TASK REQUIREMENTS
The listing below begins with the first line you should copy; stop after the line containing "(bftext) at (3,-6)", and drop every picture.

─── MATERIAL FOR THIS TASK ───

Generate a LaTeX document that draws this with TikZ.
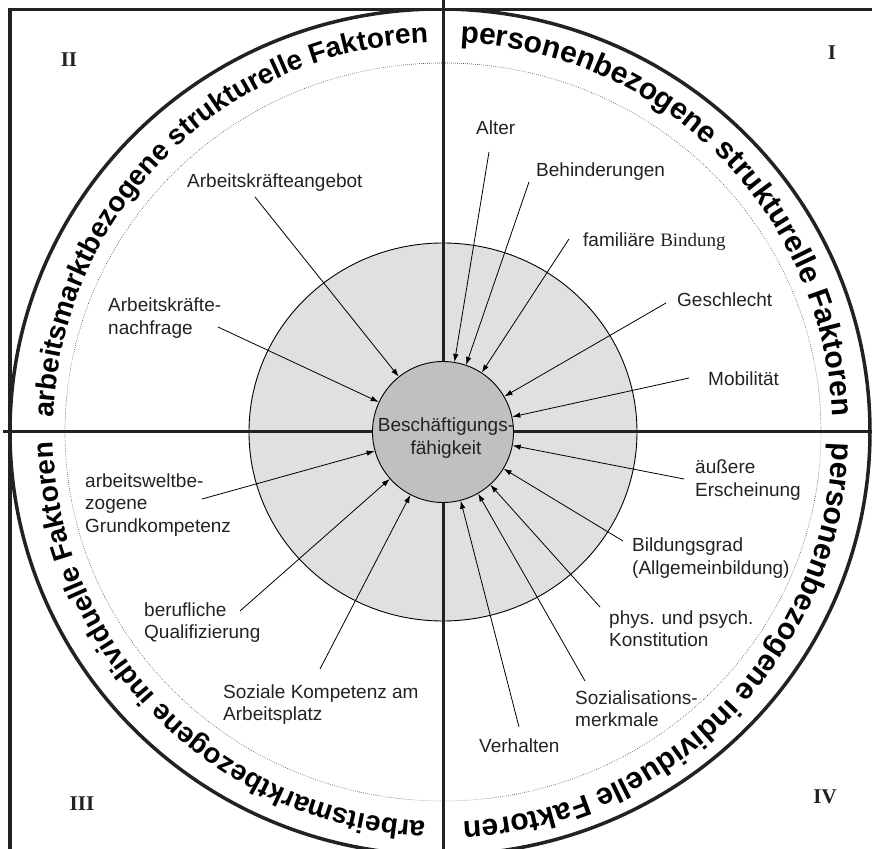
\documentclass[tikz,border=0pt]{standalone}
\usepackage{fontspec}
\setmainfont{Liberation Sans}
\newfontfamily\serifnum{Liberation Serif}
\newfontfamily\ringfont{Liberation Sans Bold}
\usetikzlibrary{arrows.meta,decorations.text}

\definecolor{ringgray}{RGB}{224,224,226}
\definecolor{coregray}{RGB}{192,192,195}
\definecolor{ink}{RGB}{34,34,34}

\newcommand{\lblsize}{\fontsize{19}{22.5}\selectfont}
\newcommand{\ringbig}{\fontsize{30}{30}\selectfont\ringfont}
\newcommand{\ringsmall}{\fontsize{28}{28}\selectfont\ringfont}
\newcommand{\numsize}{\fontsize{21}{21}\selectfont\serifnum\bfseries}

\begin{document}
\begin{tikzpicture}[x=1pt,y=1pt]

  \clip (-443,-416) rectangle (429,432);

  % rings
  \filldraw[fill=ringgray,draw=black,line width=0.9pt] (0,0) ellipse [x radius=194pt, y radius=189pt];
  \draw[black!75,line width=0.6pt,dash pattern=on 0.6pt off 1.4pt] (0,0) ellipse [x radius=378pt, y radius=369pt];

  % quadrants and frame
  \draw[ink,line width=3pt] (0,440) -- (0,-440);
  \draw[ink,line width=3pt] (-440,0) -- (440,0);
  \draw[ink,line width=3.5pt] (-433,-440) rectangle (440,422.5);
  \begin{scope}
    \clip (-433,-440) rectangle (440,422.5);
    \draw[ink,line width=3.5pt] (-3,0) ellipse [x radius=430pt, y radius=423pt];
  \end{scope}

  % centre
  \node[circle,draw=black,fill=coregray,line width=0.9pt,minimum size=141pt,inner sep=0pt] (bf) at (0,0) {};
  \node[text=ink,align=center,font=\lblsize] (bftext) at (3,-6) {Beschäftigungs-\\fähigkeit};

  % ring texts
  \path[decorate,decoration={text along path,text align={fit to path},
      text={|\ringbig|personenbezogene strukturelle Faktoren}}]
    (87.5:390pt) arc[start angle=87.5,end angle=2.5,radius=390pt];
  \path[decorate,decoration={text along path,text align={fit to path},
      text={|\ringsmall|arbeitsmarktbezogene strukturelle Faktoren}}]
    (177.9:390pt) arc[start angle=177.9,end angle=92.6,radius=390pt];
  \path[decorate,decoration={text along path,text align={fit to path},
      text={|\ringsmall|arbeitsmarktbezogene individuelle Faktoren}}]
    (267.4:390pt) arc[start angle=267.4,end angle=181.6,radius=390pt];
  \path[decorate,decoration={text along path,text align={fit to path},
      text={|\ringbig|personenbezogene individuelle Faktoren}}]
    (358.4:390pt) arc[start angle=358.4,end angle=273.7,radius=390pt];

  % quadrant numbers
  \begin{scope}[every node/.style={font=\numsize,text=ink,anchor=base}]
    \node (q1) at (389,372)   {I};
    \node (q2) at (-374,365)  {II};
    \node (q3) at (-361,-378) {III};
    \node (q4) at (382,-371)  {IV};
  \end{scope}

  % factors (base = last line)
  \begin{scope}[every node/.style={font=\lblsize,text=ink,anchor=base west,align=left,inner sep=0pt}]
    \node (angebot)   at (-256,244)    {Arbeitskräfteangebot};
    \node (nachfrage) at (-335,97.5)   {Arbeitskräfte-\\nachfrage};
    \node (alter)     at (33,297)      {Alter};
    \node (behind)    at (93,255)      {Behinderungen};
    \node (bindung)   at (140,185)     {familiäre {\serifnum Bindung}};
    \node (geschl)    at (234,125)     {Geschlecht};
    \node (mobil)     at (265,46)      {Mobilität};
    \node (aeussere)  at (252,-64)     {äußere\\Erscheinung};
    \node (bildung)   at (189,-142)    {Bildungsgrad\\(Allgemeinbildung)};
    \node (konst)     at (166,-214.5)  {phys. und psych.\\Konstitution};
    \node (sozial)    at (132,-294.5)  {Sozialisations-\\merkmale};
    \node (verhalten) at (36,-320)     {Verhalten};
    \node (grundk)    at (-358,-100)   {arbeitsweltbe-\\zogene\\Grundkompetenz};
    \node (beruf)     at (-299,-206.5) {berufliche\\Qualifizierung};
    \node (sozkomp)   at (-220,-288.5) {Soziale Kompetenz am\\Arbeitsplatz};
  \end{scope}

  % arrow starts
  \coordinate (s-angebot)   at (-188,235);
  \coordinate (s-nachfrage) at (-225,105);
  \coordinate (s-alter)     at (46,280);
  \coordinate (s-behind)    at (86,250);
  \coordinate (s-bindung)   at (126,193);
  \coordinate (s-geschl)    at (223,129);
  \coordinate (s-mobil)     at (246,54);
  \coordinate (s-aeussere)  at (241,-47);
  \coordinate (s-bildung)   at (180,-109);
  \coordinate (s-konst)     at (157,-175);
  \coordinate (s-sozial)    at (142,-249);
  \coordinate (s-verhalten) at (76,-295);
  \coordinate (s-grundk)    at (-241,-67);
  \coordinate (s-beruf)     at (-203,-179);
  \coordinate (s-sozkomp)   at (-123,-237);

  \begin{scope}[every edge/.style={draw,black,line width=0.8pt,-{Latex[length=8pt,width=5.5pt]}}]
    \path (s-angebot)   edge (bf);
    \path (s-nachfrage) edge (bf);
    \path (s-alter)     edge (bf);
    \path (s-behind)    edge (bf);
    \path (s-bindung)   edge (bf);
    \path (s-geschl)    edge (bf);
    \path (s-mobil)     edge (bf);
    \path (s-aeussere)  edge (bf);
    \path (s-bildung)   edge (bf);
    \path (s-konst)     edge (bf);
    \path (s-sozial)    edge (bf);
    \path (s-verhalten) edge (bf);
    \path (s-grundk)    edge (bf);
    \path (s-beruf)     edge (bf);
    \path (s-sozkomp)   edge (bf);
  \end{scope}

\end{tikzpicture}
\end{document}
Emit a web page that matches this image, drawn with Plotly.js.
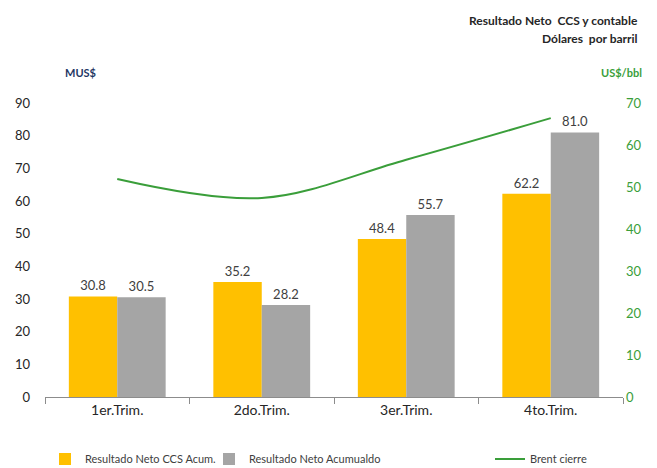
<!DOCTYPE html>
<html><head><meta charset="utf-8">
<script src="https://cdn.plot.ly/plotly-3.0.1.min.js"></script>
<style>html,body{margin:0;padding:0;background:#fff}#c{width:657px;height:468px}</style>
</head><body><div id="c"></div>
<script>
const categories = ["1er.Trim.", "2do.Trim.", "3er.Trim.", "4to.Trim."];
const netoCCS = [30.8, 35.2, 48.4, 62.2];
const netoAcum = [30.5, 28.2, 55.7, 81.0];
const brent = [51.9, 47.4, 56.5, 66.4];
const leftTicks = [0, 10, 20, 30, 40, 50, 60, 70, 80, 90];
const rightTicks = [0, 10, 20, 30, 40, 50, 60, 70];

const F = "Lato, 'Open Sans', sans-serif";
const traces = [
  {type: "bar", name: "Resultado Neto CCS Acum.", x: categories, y: netoCCS,
   marker: {color: "#FFC000"}, texttemplate: "%{y:.1f}", textposition: "outside",
   textfont: {family: F, size: 13, color: "#404040"}, cliponaxis: false, hoverinfo: "skip"},
  {type: "bar", name: "Resultado Neto Acumualdo", x: categories, y: netoAcum, legend: "legend3",
   marker: {color: "#A5A5A5"}, texttemplate: "%{y:.1f}", textposition: "outside",
   textfont: {family: F, size: 13, color: "#404040"}, cliponaxis: false, hoverinfo: "skip"},
  {type: "scatter", mode: "lines", name: "Brent cierre", x: categories, y: brent, yaxis: "y2",
   legend: "legend2",
   line: {color: "#3A9E3A", width: 2, shape: "spline", smoothing: 1}, hoverinfo: "skip"}
];
const legFont = {family: F, size: 11, color: "#404040"};
const legY = -(459 - 397) / 294;
const legBase = {orientation: "h", xanchor: "left", y: legY, yanchor: "middle",
  font: legFont, itemwidth: 30, bgcolor: "rgba(0,0,0,0)"};
const layout = {
  width: 657, height: 468,
  margin: {l: 45, r: 34, t: 103, b: 71, autoexpand: false},
  paper_bgcolor: "#fff", plot_bgcolor: "#fff",
  font: {family: F, color: "#333"},
  barmode: "group", bargap: 0.33, bargroupgap: 0,
  showlegend: true,
  legend: Object.assign({}, legBase, {x: 0.0}),
  legend3: Object.assign({}, legBase, {x: (209-45)/578}),
  legend2: Object.assign({}, legBase, {x: (490-45)/578}),
  xaxis: {type: "category", showline: true, linecolor: "#8c8c8c", linewidth: 1,
    ticks: "outside", tickson: "boundaries", ticklen: 6, tickcolor: "#8c8c8c",
    tickfont: {family: F, size: 14, color: "#262626"}, showgrid: false, zeroline: false,
    fixedrange: true},
  yaxis: {range: [0, 90], tickvals: leftTicks, showgrid: false, zeroline: false, showline: false,
    tickfont: {family: F, size: 13, color: "#262626"}, ticklabelstandoff: 14, fixedrange: true},
  yaxis2: {range: [0, 70], tickvals: rightTicks, overlaying: "y", side: "right",
    showgrid: false, zeroline: false, showline: false,
    tickfont: {family: F, size: 13, color: "#3A9E3A"}, ticklabelstandoff: 2, fixedrange: true},
  annotations: [
    {text: "<b>Resultado Neto  CCS y contable</b>", xref: "paper", yref: "paper",
     x: 640/578 - 45/578, xanchor: "right", y: 1 + (103-20)/294, yanchor: "middle",
     showarrow: false, font: {family: F, size: 12, color: "#262626"}},
    {text: "<b>Dólares  por barril</b>", xref: "paper", yref: "paper",
     x: 640/578 - 45/578, xanchor: "right", y: 1 + (103-38)/294, yanchor: "middle",
     showarrow: false, font: {family: F, size: 12, color: "#262626"}},
    {text: "<b>MUS$</b>", xref: "paper", yref: "paper",
     x: (80-45)/578, xanchor: "center", y: 1 + (103-72)/294, yanchor: "middle",
     showarrow: false, font: {family: F, size: 11, color: "#1F3864"}},
    {text: "<b>US$/bbl</b>", xref: "paper", yref: "paper",
     x: (621-45)/578, xanchor: "center", y: 1 + (103-72)/294, yanchor: "middle",
     showarrow: false, font: {family: F, size: 11, color: "#3A9E3A"}}
  ]
};
Plotly.newPlot("c", traces, layout, {displayModeBar: false, staticPlot: true});
</script></body></html>
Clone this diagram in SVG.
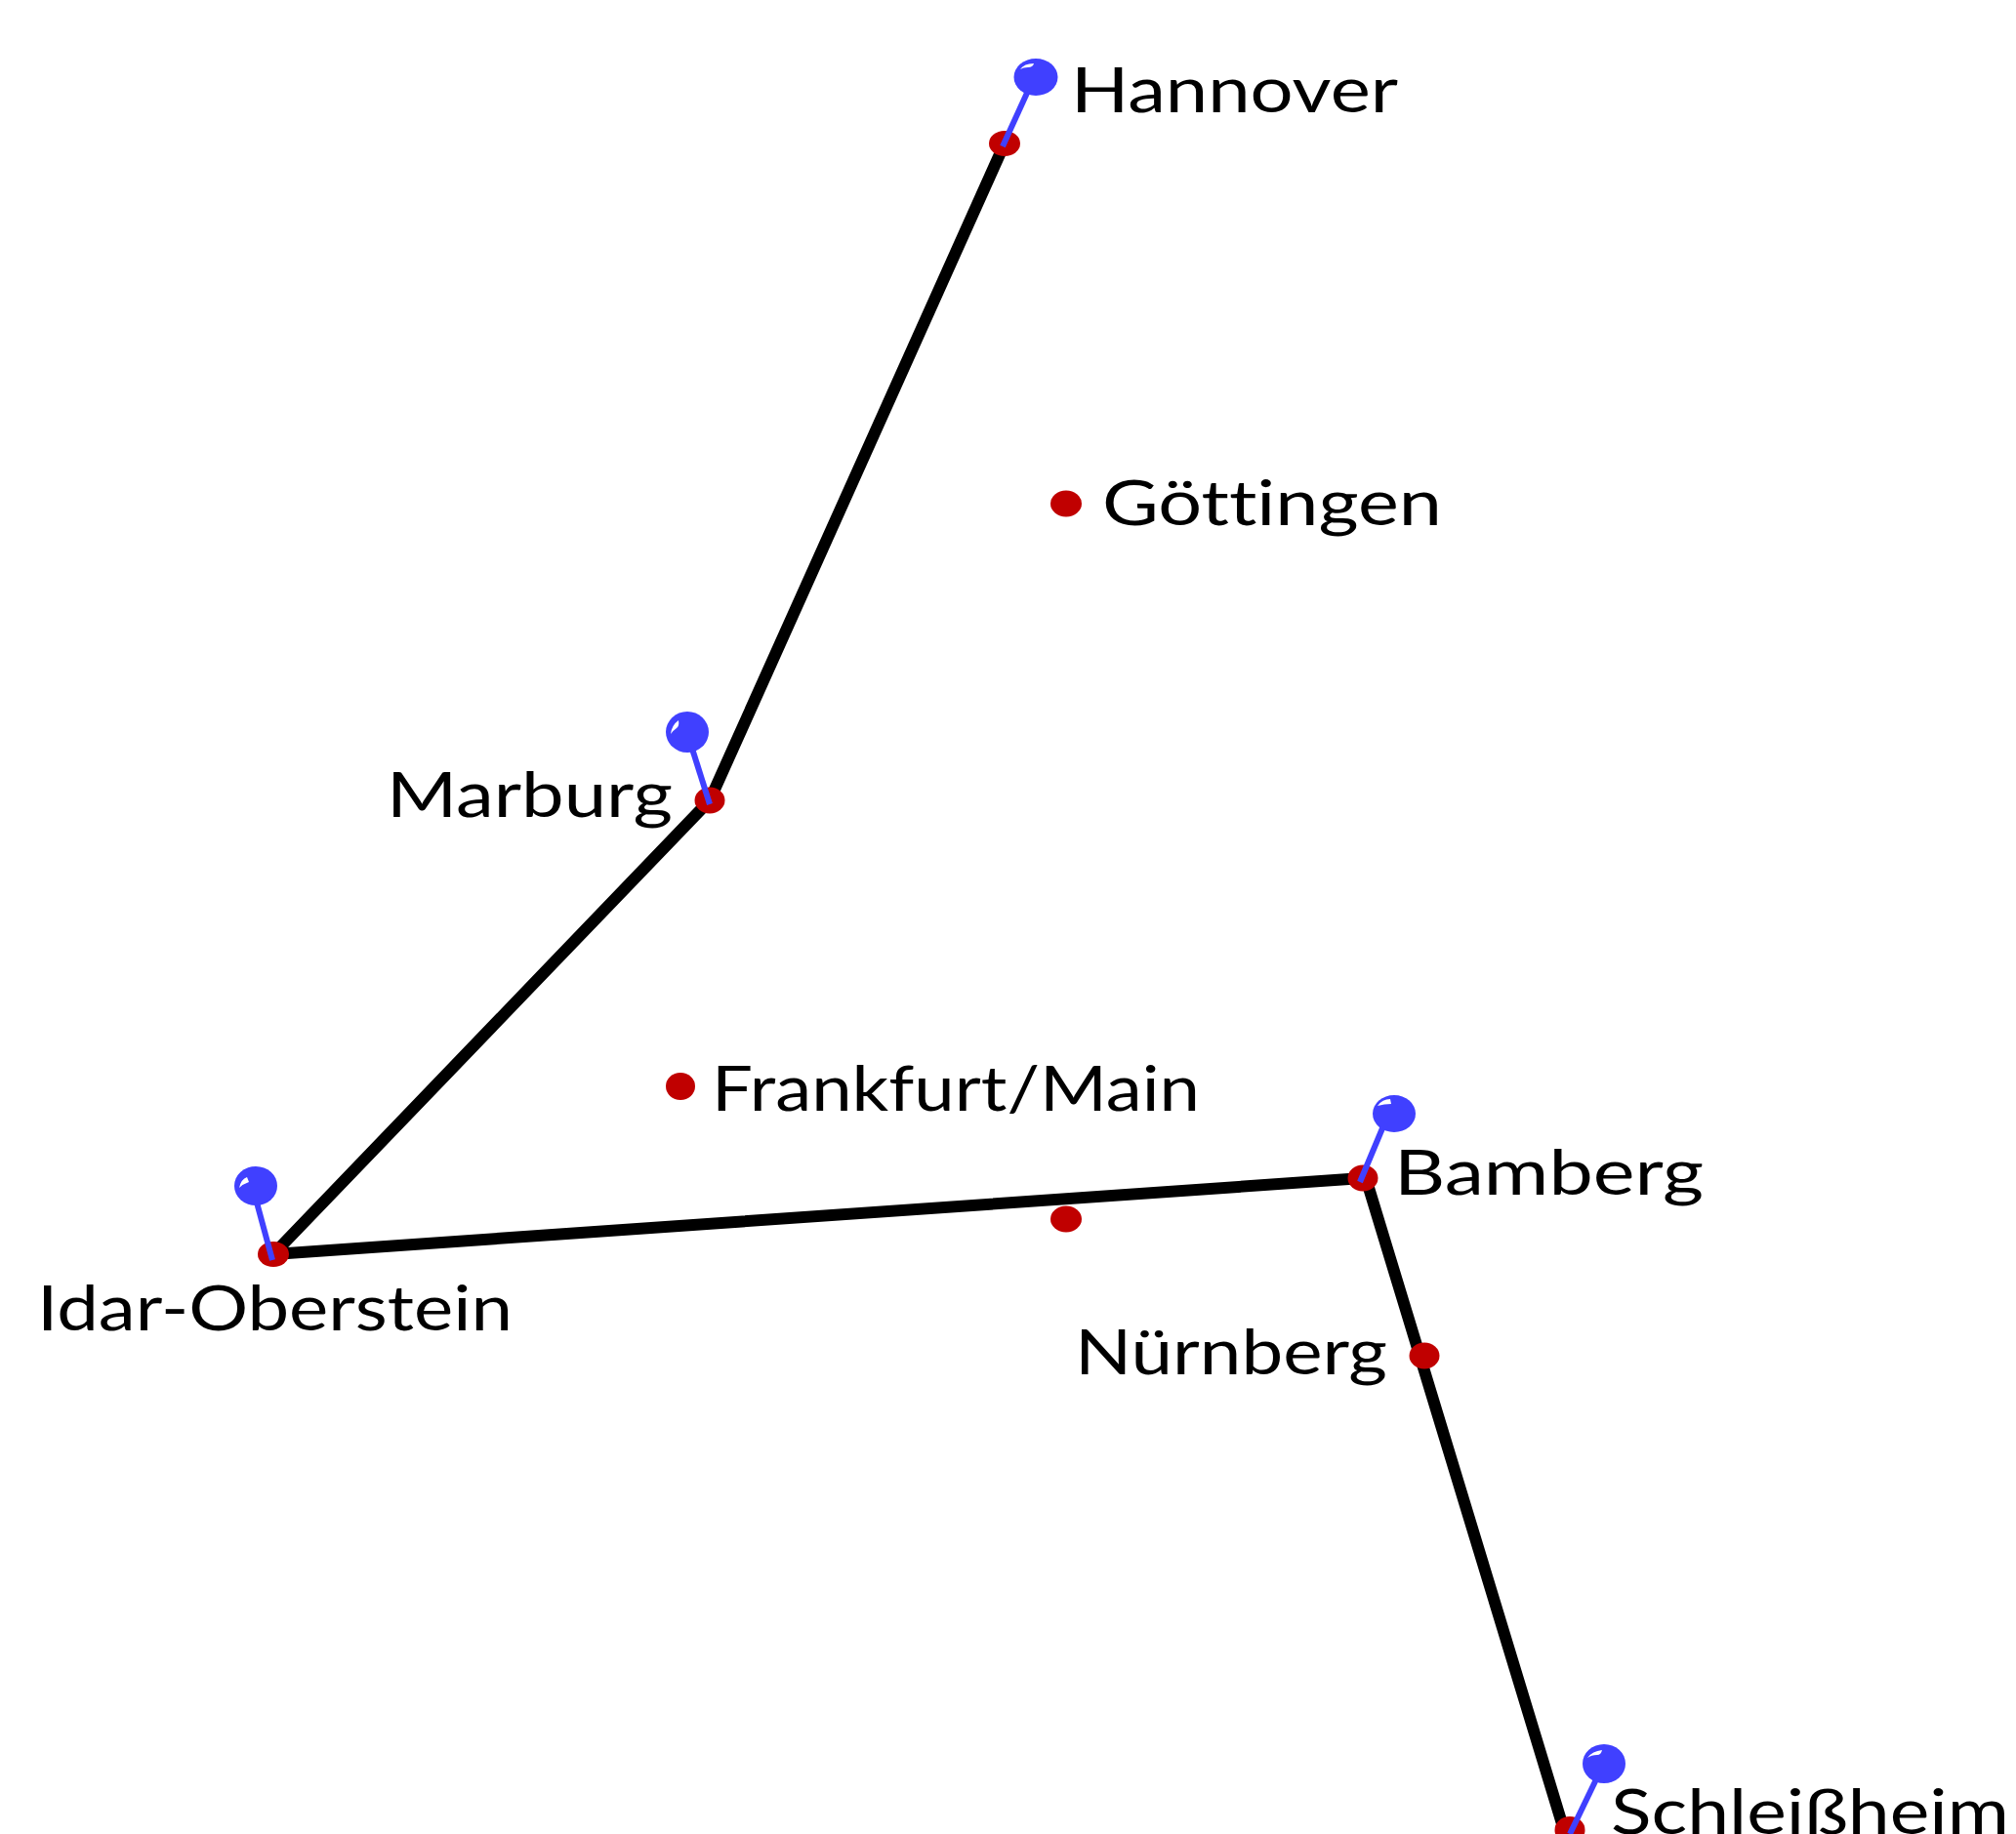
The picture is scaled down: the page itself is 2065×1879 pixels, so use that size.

───

SOLUTION
Generate a LaTeX document that draws this with TikZ.
\documentclass[tikz,border=0pt]{standalone}
\usepackage{fontspec}
\setmainfont{Liberation Sans}
\newfontfamily\serifnum{Liberation Serif}
\newfontfamily\ringfont{Liberation Sans Bold}
\usetikzlibrary{arrows.meta,decorations.text}

\definecolor{ringgray}{RGB}{224,224,226}
\definecolor{coregray}{RGB}{192,192,195}
\definecolor{ink}{RGB}{34,34,34}

\newcommand{\lblsize}{\fontsize{19}{22.5}\selectfont}
\newcommand{\ringbig}{\fontsize{30}{30}\selectfont\ringfont}
\newcommand{\ringsmall}{\fontsize{28}{28}\selectfont\ringfont}
\newcommand{\numsize}{\fontsize{21}{21}\selectfont\serifnum\bfseries}

\begin{document}
\begin{tikzpicture}[x=1pt,y=1pt]

  \clip (-443,-416) rectangle (429,432);

  % rings
  \filldraw[fill=ringgray,draw=black,line width=0.9pt] (0,0) ellipse [x radius=194pt, y radius=189pt];
  \draw[black!75,line width=0.6pt,dash pattern=on 0.6pt off 1.4pt] (0,0) ellipse [x radius=378pt, y radius=369pt];

  % quadrants and frame
  \draw[ink,line width=3pt] (0,440) -- (0,-440);
  \draw[ink,line width=3pt] (-440,0) -- (440,0);
  \draw[ink,line width=3.5pt] (-433,-440) rectangle (440,422.5);
  \begin{scope}
    \clip (-433,-440) rectangle (440,422.5);
    \draw[ink,line width=3.5pt] (-3,0) ellipse [x radius=430pt, y radius=423pt];
  \end{scope}

  % centre
  \node[circle,draw=black,fill=coregray,line width=0.9pt,minimum size=141pt,inner sep=0pt] (bf) at (0,0) {};
  \node[text=ink,align=center,font=\lblsize] (bftext) at (3,-6) {Beschäftigungs-\\fähigkeit};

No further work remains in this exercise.